Exercise requirements ▸ Every line below is to be copied exactly, with the pictures left out.

** Start of Material **

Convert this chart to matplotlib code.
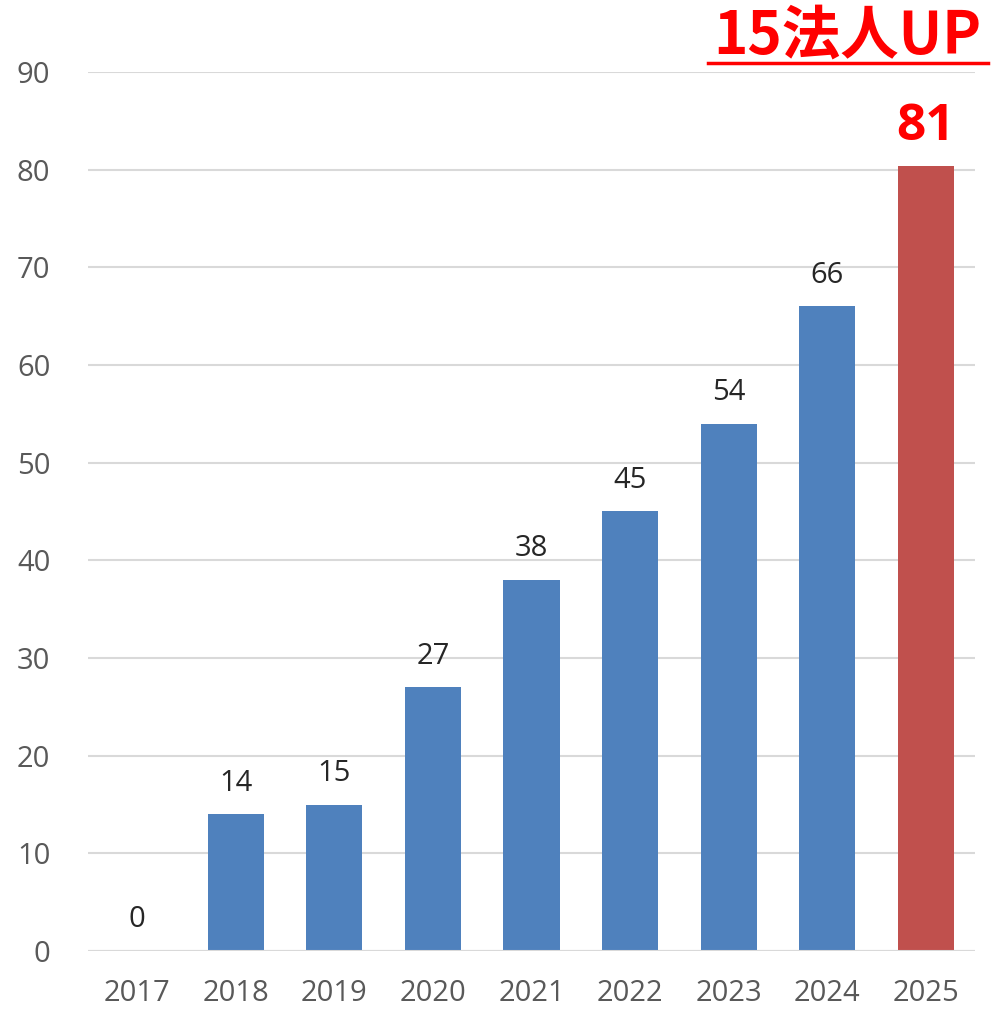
import matplotlib
matplotlib.use("Agg")
from matplotlib import pyplot as plt
from matplotlib.lines import Line2D

years = ["2017", "2018", "2019", "2020", "2021", "2022", "2023", "2024", "2025"]
counts = [0, 14, 15, 27, 38, 45, 54, 66, 80.4]
count_labels = ["0", "14", "15", "27", "38", "45", "54", "66", "81"]
yticks = [0, 10, 20, 30, 40, 50, 60, 70, 80, 90]
headline = "15法人UP"

plt.rcParams['font.family'] = ['Open Sans', 'Noto Sans CJK JP', 'DejaVu Sans']

fig = plt.figure(figsize=(9.91, 10.09), dpi=100)
ax = fig.add_axes([88 / 991, 1 - 951 / 1009, 887 / 991, (951 - 72) / 1009])

colors = ["#4F81BD"] * (len(years) - 1) + ["#C0504D"]
x = range(len(years))
ax.bar(x, counts, width=0.57, color=colors, zorder=3)

ax.set_xlim(-0.5, len(years) - 0.5)
ax.set_ylim(0, 90)
ax.set_yticks(yticks)
ax.set_xticks(list(x))
ax.set_xticklabels(years)
ax.tick_params(axis="both", length=0, labelsize=21, labelcolor="#595959")
ax.tick_params(axis="x", pad=20)
ax.tick_params(axis="y", pad=27)
for lab in ax.get_yticklabels():
  lab.set_horizontalalignment("right")
ax.yaxis.grid(True, color="#D9D9D9", linewidth=1.5, zorder=0)
for s in ax.spines.values():
  s.set_visible(False)
ax.axhline(0, color="#D9D9D9", linewidth=1.5, zorder=4)

# data labels
for i, (v, t) in enumerate(zip(counts, count_labels)):
  if i == len(years) - 1:
    ax.annotate(t, (i, v), xytext=(0, 10), textcoords="offset points",
                ha="center", va="bottom", fontsize=37, fontweight="bold",
                color="#FF0000")
  else:
    ax.annotate(t, (i, v), xytext=(0, 12), textcoords="offset points",
                ha="center", va="bottom", fontsize=21, color="#262626")

# headline with underline
fig.text(847 / 991, 1 - 37 / 1009, headline, ha="center", va="center",
         fontsize=42, fontweight="bold", color="#FF0000",
         family=['Noto Sans CJK JP', 'DejaVu Sans'])
fig.add_artist(Line2D([708 / 991, 988 / 991], [1 - 63 / 1009, 1 - 63 / 1009],
                      color="#FF0000", linewidth=2.5))

fig.savefig("out.png", dpi=100)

** End of Material **

Result of this task ▸
Convert this chart to matplotlib code.
import matplotlib
matplotlib.use("Agg")
from matplotlib import pyplot as plt
from matplotlib.lines import Line2D

years = ["2017", "2018", "2019", "2020", "2021", "2022", "2023", "2024", "2025"]
counts = [0, 14, 15, 27, 38, 45, 54, 66, 80.4]
count_labels = ["0", "14", "15", "27", "38", "45", "54", "66", "81"]
yticks = [0, 10, 20, 30, 40, 50, 60, 70, 80, 90]
headline = "15法人UP"

plt.rcParams['font.family'] = ['Open Sans', 'Noto Sans CJK JP', 'DejaVu Sans']

fig = plt.figure(figsize=(9.91, 10.09), dpi=100)
ax = fig.add_axes([88 / 991, 1 - 951 / 1009, 887 / 991, (951 - 72) / 1009])

colors = ["#4F81BD"] * (len(years) - 1) + ["#C0504D"]
x = range(len(years))
ax.bar(x, counts, width=0.57, color=colors, zorder=3)

ax.set_xlim(-0.5, len(years) - 0.5)
ax.set_ylim(0, 90)
ax.set_yticks(yticks)
ax.set_xticks(list(x))
ax.set_xticklabels(years)
ax.tick_params(axis="both", length=0, labelsize=21, labelcolor="#595959")
ax.tick_params(axis="x", pad=20)
ax.tick_params(axis="y", pad=27)
for lab in ax.get_yticklabels():
  lab.set_horizontalalignment("right")
ax.yaxis.grid(True, color="#D9D9D9", linewidth=1.5, zorder=0)
for s in ax.spines.values():
  s.set_visible(False)
ax.axhline(0, color="#D9D9D9", linewidth=1.5, zorder=4)

# data labels
for i, (v, t) in enumerate(zip(counts, count_labels)):
  if i == len(years) - 1:
    ax.annotate(t, (i, v), xytext=(0, 10), textcoords="offset points",
                ha="center", va="bottom", fontsize=37, fontweight="bold",
                color="#FF0000")
  else:
    ax.annotate(t, (i, v), xytext=(0, 12), textcoords="offset points",
                ha="center", va="bottom", fontsize=21, color="#262626")

# headline with underline
fig.text(847 / 991, 1 - 37 / 1009, headline, ha="center", va="center",
         fontsize=42, fontweight="bold", color="#FF0000",
         family=['Noto Sans CJK JP', 'DejaVu Sans'])
fig.add_artist(Line2D([708 / 991, 988 / 991], [1 - 63 / 1009, 1 - 63 / 1009],
                      color="#FF0000", linewidth=2.5))

fig.savefig("out.png", dpi=100)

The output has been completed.